Arsenicals are an important category of chemical weapons due to their devastating effects on the skin as well as systemic effects damaging multiple organs including the kidney and lung. This project is based on our findings that cutaneous exposure to lewisite, an arsenical first synthesized during world war I, not only damages skin but is also rapidly absorbed and exerts toxic effects in the kidney leading to both acute and delayed kidney damage. Preliminary studies demonstrate that arsenicals cause epigenetic histone remodeling by hyperacetylation and recruitment of BRD4 to promoter regions of inducible genes associated with inflammation and tissue damage. BRD4 is a member of the bromo- and extra-terminal domain family of proteins. In addition, we observed marked upregulation of the cytoprotective protein, heme oxygenase-1 (HO- 1) in the kidney following topical exposure to lewisite. Arsenicals induce higher expression of BRD4 and inflammatory signaling genes in HO-1 knockout mice as compared to wild-type littermates, suggesting the importance of HO-1 in epigenetic regulation of inflammatory responses. Taken together, these studies underscore the significance of both acute and delayed kidney damage following a single cutaneous arsenical exposure and identify two potential inter-related molecular targets, BRD4 and HO-1 in renal injury. The overall goal of this project is to develop mechanism-based post-exposure countermeasures that can mitigate arsenical-induced kidney damage. Our hypothesis is that toxic doses of arsenicals cause acetylation of proteins (histones) and subsequent recruitment of bromodomain proteins resulting in activation of injury pathways and that blocking bromodomain signaling or its downstream effectors can mitigate kidney injury.

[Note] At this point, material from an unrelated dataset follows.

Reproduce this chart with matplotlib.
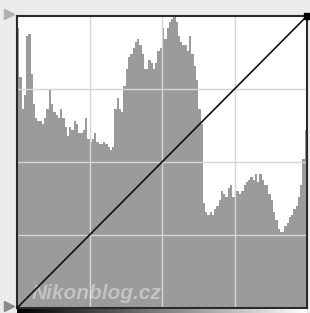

In Aim 1, an arsenical mediated murine model of AKI will be characterized to determine the dose- and time-dependence of kidney damage.
In Aim 2, we determine the mechanisms by which arsenicals cause AKI focusing on BRD4 and HO-1 for intervention in arsenicals-induced AKI.
In Aim 3, we will develop targeted therapeutic intervention in arsenical-induced AKI to determine the optimal window for the beneficial effects by post-exposure treatment in animals exposed to arsenicals. Both FDA approved and novel small molecules will be assessed in this aim. Successful completion of our research as proposed here will not only provide an effective antidote for chemical injury but will also contribute to a broader understanding of how endogenous epigenetic responses can be exploited towards developing new therapeutic strategies for AKI.